• THE DATA:

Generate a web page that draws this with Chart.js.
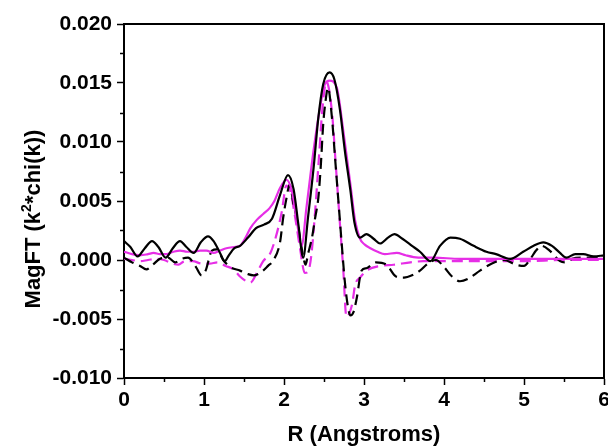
<!DOCTYPE html>
<html lang="en">
<head>
<meta charset="UTF-8">
<title>MagFT vs R</title>
<style>
  body { margin: 0; background: #fff; }
  #wrap { width: 608px; height: 448px; }
</style>
<script src="https://cdn.jsdelivr.net/npm/chart.js"></script>
</head>
<body>
<div id="wrap"><canvas id="ftChart" width="608" height="448"></canvas></div>
<script>
    // |chi(R)| and Re[chi(R)] for two samples (black, magenta)
    const rBlackMag = [0, 0.08, 0.17, 0.26, 0.35, 0.43, 0.52, 0.61, 0.70, 0.78, 0.87, 0.96, 1.05, 1.12, 1.20, 1.26, 1.31, 1.38, 1.45, 1.55, 1.65, 1.75, 1.85, 1.95, 2.05, 2.12, 2.18, 2.24, 2.30, 2.37, 2.43, 2.49, 2.57, 2.63, 2.70, 2.76, 2.83, 2.88, 2.95, 3.03, 3.12, 3.20, 3.30, 3.38, 3.48, 3.60, 3.70, 3.83, 3.95, 4.08, 4.20, 4.37, 4.53, 4.65, 4.83, 4.99, 5.12, 5.24, 5.35, 5.45, 5.53, 5.64, 5.74, 5.87, 6.0];
    const blackMag  = [0.0016, 0.0011, 0.0003, 0.0010, 0.0016, 0.0011, 0.0002, 0.0010, 0.0016, 0.0011, 0.0006, 0.0015, 0.0020, 0.0016, 0.0006, -0.0001, 0.0004, 0.0010, 0.0012, 0.0019, 0.0027, 0.0030, 0.0035, 0.0055, 0.0072, 0.0060, 0.0030, 0.0002, 0.0036, 0.0078, 0.0121, 0.0149, 0.0159, 0.0153, 0.0127, 0.0093, 0.0059, 0.0032, 0.0019, 0.0022, 0.0018, 0.0014, 0.0019, 0.0022, 0.0018, 0.0012, 0.0007, -0.0001, 0.0012, 0.0019, 0.0018, 0.0012, 0.0007, 0.0005, 0.0001, 0.0007, 0.0012, 0.0015, 0.0012, 0.0006, 0.0002, 0.0005, 0.0005, 0.0003, 0.0004];

    const rBlackRe = [0, 0.1, 0.2, 0.28, 0.36, 0.45, 0.55, 0.64, 0.72, 0.8, 0.9, 0.97, 1.02, 1.1, 1.16, 1.24, 1.33, 1.45, 1.55, 1.62, 1.72, 1.8, 1.87, 1.95, 1.99, 2.03, 2.07, 2.12, 2.16, 2.2, 2.24, 2.27, 2.3, 2.35, 2.39, 2.43, 2.46, 2.49, 2.52, 2.55, 2.6, 2.64, 2.68, 2.72, 2.76, 2.8, 2.83, 2.87, 2.91, 2.97, 3.03, 3.15, 3.28, 3.4, 3.5, 3.6, 3.7, 3.8, 3.9, 4.0, 4.1, 4.2, 4.3, 4.45, 4.6, 4.75, 4.9, 5.0, 5.08, 5.15, 5.22, 5.32, 5.45, 5.52, 5.6, 5.75, 6.0];
    const blackRe  = [0.0002, -0.0002, -0.0005, -0.0008, -0.0004, 0.0001, 0.0002, -0.0002, 0.0001, 0.0002, -0.0006, -0.0013, -0.0009, 0.0008, 0.0009, 0.0000, -0.0006, -0.0009, -0.0012, -0.0013, -0.0010, -0.0005, 0.0000, 0.0015, 0.0036, 0.0052, 0.0064, 0.0047, 0.0035, 0.0019, 0.0003, -0.0004, 0.0005, 0.0019, 0.0036, 0.0053, 0.0080, 0.0115, 0.0135, 0.0146, 0.0120, 0.0085, 0.0050, 0.0015, -0.0018, -0.0040, -0.0047, -0.0044, -0.0032, -0.0009, -0.0007, -0.0002, -0.0004, -0.0014, -0.0015, -0.0013, -0.0009, -0.0003, 0.0000, -0.0006, -0.0014, -0.0018, -0.0016, -0.0009, -0.0003, 0.0000, -0.0004, -0.0005, 0.0001, 0.0008, 0.0012, 0.0008, -0.0001, -0.0002, 0.0001, 0.0002, 0.0002];

    const rPinkMag = [0, 0.1, 0.2, 0.3, 0.37, 0.45, 0.53, 0.62, 0.7, 0.79, 0.87, 0.95, 1.03, 1.12, 1.2, 1.28, 1.38, 1.45, 1.52, 1.58, 1.66, 1.74, 1.82, 1.88, 1.95, 2.03, 2.1, 2.16, 2.22, 2.28, 2.37, 2.45, 2.51, 2.57, 2.66, 2.74, 2.83, 2.89, 2.95, 3.01, 3.08, 3.17, 3.26, 3.41, 3.52, 3.62, 3.75, 3.87, 4.2, 4.6, 5.0, 5.5, 6.0];
    const pinkMag  = [0.0007, 0.0005, 0.0004, 0.0005, 0.0006, 0.0005, 0.0005, 0.0007, 0.0008, 0.0007, 0.0007, 0.0008, 0.0008, 0.0006, 0.0008, 0.0010, 0.0011, 0.0012, 0.0019, 0.0027, 0.0034, 0.0039, 0.0044, 0.0050, 0.0061, 0.0068, 0.0058, 0.0033, 0.0012, 0.0044, 0.0093, 0.0129, 0.0149, 0.0152, 0.0146, 0.0110, 0.0064, 0.0033, 0.0018, 0.0013, 0.0010, 0.0007, 0.0005, 0.0006, 0.0004, 0.00025, 0.0002, 0.0002, 0.0001, 0.0001, 0.0001, 0.0001, 0.0001];

    const rPinkRe = [0, 0.1, 0.2, 0.3, 0.4, 0.5, 0.6, 0.68, 0.76, 0.86, 0.97, 1.07, 1.17, 1.27, 1.37, 1.45, 1.53, 1.58, 1.66, 1.74, 1.83, 1.9, 1.97, 2.03, 2.08, 2.14, 2.2, 2.26, 2.3, 2.34, 2.39, 2.44, 2.48, 2.53, 2.6, 2.65, 2.7, 2.74, 2.78, 2.85, 2.89, 2.95, 3.03, 3.2, 3.37, 3.58, 3.74, 4.0, 4.5, 5.0, 5.5, 6.0];
    const pinkRe  = [0.0001, 0.0000, -0.0001, 0.0000, 0.0001, 0.0000, -0.0003, -0.0004, -0.0001, -0.0001, -0.0003, -0.0003, -0.0002, -0.0005, -0.0008, -0.0014, -0.0018, -0.0019, -0.0011, -0.0001, 0.0006, 0.0020, 0.0040, 0.0063, 0.0058, 0.0036, 0.0010, -0.0011, -0.0010, 0.0003, 0.0042, 0.0090, 0.0128, 0.0151, 0.0125, 0.0078, 0.0030, -0.0007, -0.0048, -0.0038, -0.0021, -0.0015, -0.0009, -0.0005, -0.0004, -0.0002, -0.0001, -0.0001, -0.0001, -0.0001, 0.0000, 0.0000];

    const xTicks = [0, 1, 2, 3, 4, 5, 6];
    const yTicks = [-0.010, -0.005, 0.000, 0.005, 0.010, 0.015, 0.020];

    const BLACK = '#000000';
    const PINK = '#e62ee6';
    const FONT = "'Liberation Sans', Arial, sans-serif";

    function toPoints(xs, ys) {
        return xs.map((x, i) => ({ x: x, y: ys[i] }));
    }

    function series(xs, ys, color, dashed) {
        return {
            data: toPoints(xs, ys),
            borderColor: color,
            borderWidth: 2.2,
            borderDash: dashed ? [11, 6] : [],
            pointRadius: 0,
            fill: false,
            cubicInterpolationMode: 'monotone'
        };
    }

    // box frame, half-step minor ticks and the y title with a real superscript
    const framePlugin = {
        id: 'frame',
        afterDraw(chart) {
            const { ctx, chartArea: a, scales } = chart;
            ctx.save();
            ctx.strokeStyle = BLACK;
            ctx.lineWidth = 2;
            ctx.beginPath();
            ctx.moveTo(a.left, a.top);
            ctx.lineTo(a.right, a.top);
            ctx.lineTo(a.right, a.bottom);
            ctx.stroke();

            ctx.lineWidth = 1.5;
            ctx.beginPath();
            for (let i = 0; i < xTicks.length - 1; i++) {
                const px = Math.round(scales.x.getPixelForValue((xTicks[i] + xTicks[i + 1]) / 2)) + 0.5;
                ctx.moveTo(px, a.bottom);
                ctx.lineTo(px, a.bottom + 4);
            }
            for (let i = 0; i < yTicks.length - 1; i++) {
                const py = Math.round(scales.y.getPixelForValue((yTicks[i] + yTicks[i + 1]) / 2)) + 0.5;
                ctx.moveTo(a.left, py);
                ctx.lineTo(a.left - 4, py);
            }
            ctx.stroke();

            // MagFT (k^2*chi(k)), rotated
            const big = 'bold 22px ' + FONT;
            const small = 'bold 14px ' + FONT;
            const parts = [['MagFT (k', big, 0], ['2', small, -9], ['*chi(k))', big, 0]];
            let total = 0;
            parts.forEach(p => { ctx.font = p[1]; total += ctx.measureText(p[0]).width; });
            ctx.translate(40, 219);
            ctx.rotate(-Math.PI / 2);
            ctx.fillStyle = BLACK;
            ctx.textBaseline = 'alphabetic';
            let x = -total / 2;
            parts.forEach(p => {
                ctx.font = p[1];
                ctx.fillText(p[0], x, p[2]);
                x += ctx.measureText(p[0]).width;
            });
            ctx.restore();
        }
    };

    new Chart(document.getElementById('ftChart'), {
        type: 'line',
        data: {
            datasets: [
                series(rBlackMag, blackMag, BLACK, false),
                series(rPinkMag, pinkMag, PINK, false),
                series(rBlackRe, blackRe, BLACK, true),
                series(rPinkRe, pinkRe, PINK, true)
            ]
        },
        options: {
            responsive: false,
            animation: false,
            layout: { padding: { top: 24, right: 4, left: 0, bottom: 0 } },
            plugins: { legend: { display: false }, tooltip: { enabled: false } },
            scales: {
                x: {
                    type: 'linear',
                    min: 0,
                    max: 6,
                    afterBuildTicks: s => { s.ticks = xTicks.map(v => ({ value: v })); },
                    afterFit: s => { s.height = 70; s.paddingLeft = 0; s.paddingRight = 0; },
                    border: { color: BLACK, width: 2 },
                    grid: { drawOnChartArea: false, tickLength: 7, tickColor: BLACK, tickWidth: 1.5 },
                    ticks: {
                        color: BLACK,
                        padding: 3,
                        maxRotation: 0,
                        font: { family: FONT, size: 21, weight: 'bold' },
                        callback: v => String(v)
                    },
                    title: {
                        display: true,
                        text: 'R (Angstroms)',
                        color: BLACK,
                        padding: { top: 0, bottom: 0 },
                        font: { family: FONT, size: 22, weight: 'bold' }
                    }
                },
                y: {
                    type: 'linear',
                    min: -0.010,
                    max: 0.020,
                    afterBuildTicks: s => { s.ticks = yTicks.map(v => ({ value: v })); },
                    afterFit: s => { s.width = 124; s.paddingTop = 0; s.paddingBottom = 0; },
                    border: { color: BLACK, width: 2 },
                    grid: { drawOnChartArea: false, tickLength: 7, tickColor: BLACK, tickWidth: 1.5 },
                    ticks: {
                        color: BLACK,
                        padding: 5,
                        font: { family: FONT, size: 21, weight: 'bold' },
                        callback: v => (Math.abs(v) < 1e-9 ? 0 : v).toFixed(3)
                    }
                }
            }
        },
        plugins: [framePlugin]
    });
</script>
</body>
</html>
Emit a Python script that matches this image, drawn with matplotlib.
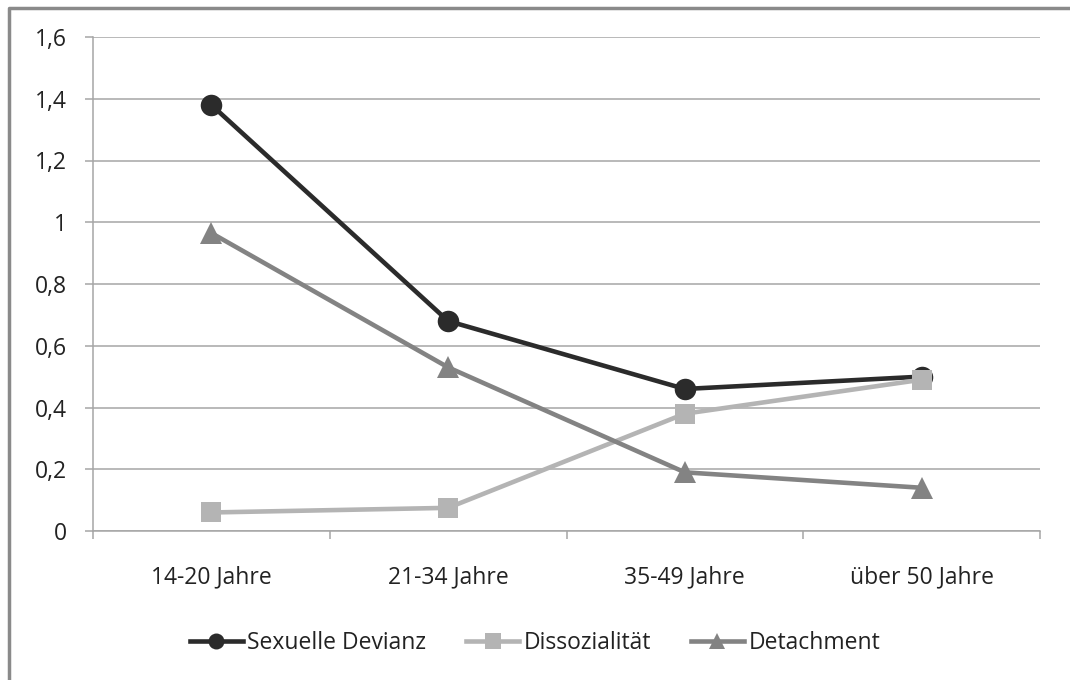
import matplotlib.pyplot as plt
from matplotlib.lines import Line2D
from matplotlib.ticker import FixedLocator, NullFormatter

plt.rcParams['font.family'] = ['Open Sans', 'DejaVu Sans']

categories = ['14-20 Jahre', '21-34 Jahre', '35-49 Jahre', 'über 50 Jahre']
sexuelle_devianz = [1.38, 0.68, 0.46, 0.50]
dissozialitaet = [0.06, 0.075, 0.38, 0.49]
detachment = [0.965, 0.53, 0.19, 0.14]
y_ticks = [0, 0.2, 0.4, 0.6, 0.8, 1.0, 1.2, 1.4, 1.6]
y_labels = ['0', '0,2', '0,4', '0,6', '0,8', '1', '1,2', '1,4', '1,6']

series = [
    ('Sexuelle Devianz', sexuelle_devianz, '#2b2b2b', 'o', 15.5),
    ('Dissozialität', dissozialitaet, '#b4b4b4', 's', 15),
    ('Detachment', detachment, '#838383', '^', 16),
]

fig = plt.figure(figsize=(10.7, 6.8), dpi=100)
ax = fig.add_axes([93 / 1070, 1 - 531 / 680, (1040 - 93) / 1070, (531 - 37) / 680])

x = list(range(len(categories)))
for name, vals, color, marker, ms in series:
    ax.plot(x, vals, color=color, lw=3.3, marker=marker, ms=ms,
            markeredgewidth=0, label=name, zorder=3)

ax.set_xlim(-0.5, len(categories) - 0.5)
ax.set_ylim(0, 1.6)
ax.set_yticks(y_ticks)
ax.set_yticklabels(y_labels)
ax.yaxis.grid(True, color='#a6a6a6', lw=1.1)
ax.set_axisbelow(True)

ax.set_xticks(x)
ax.set_xticklabels(categories)
ax.tick_params(axis='x', which='major', length=0, pad=24.5, labelsize=16.5, colors='#222222')
ax.xaxis.set_minor_locator(FixedLocator([i - 0.5 for i in range(len(categories) + 1)]))
ax.xaxis.set_minor_formatter(NullFormatter())
ax.tick_params(axis='x', which='minor', length=6, width=1.1, color='#a6a6a6')
ax.tick_params(axis='y', length=6, width=1.1, color='#a6a6a6', pad=13,
               labelsize=16.5, labelcolor='#222222')

for side in ['top', 'right']:
    ax.spines[side].set_visible(False)
for side in ['left', 'bottom']:
    ax.spines[side].set_color('#a6a6a6')
    ax.spines[side].set_linewidth(1.1)

handles = [Line2D([], [], color=c, lw=3.3, marker=m, ms=ms - 4, markeredgewidth=0)
           for _, _, c, m, ms in series]
fig.legend(handles, [s[0] for s in series], loc='center', bbox_to_anchor=(0.5, 1 - 643 / 680),
           ncol=3, frameon=False, fontsize=16.5, handlelength=2.3, handletextpad=0.2,
           columnspacing=1.75, labelcolor='#222222')

# grey frame along the left and top edge of the image
frame = Line2D([9 / 1070, 9 / 1070, 1.0], [0.0, 1 - 8 / 680, 1 - 8 / 680],
               transform=fig.transFigure, color='#8a8a8a', lw=2.5)
fig.add_artist(frame)

fig.savefig('out.png', dpi=100)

• SHORT PROBLEM: List all lines above in which the string "image" appears.

• TASK OUTPUT:
Emit a Python script that matches this image, drawn with matplotlib.
# grey frame along the left and top edge of the image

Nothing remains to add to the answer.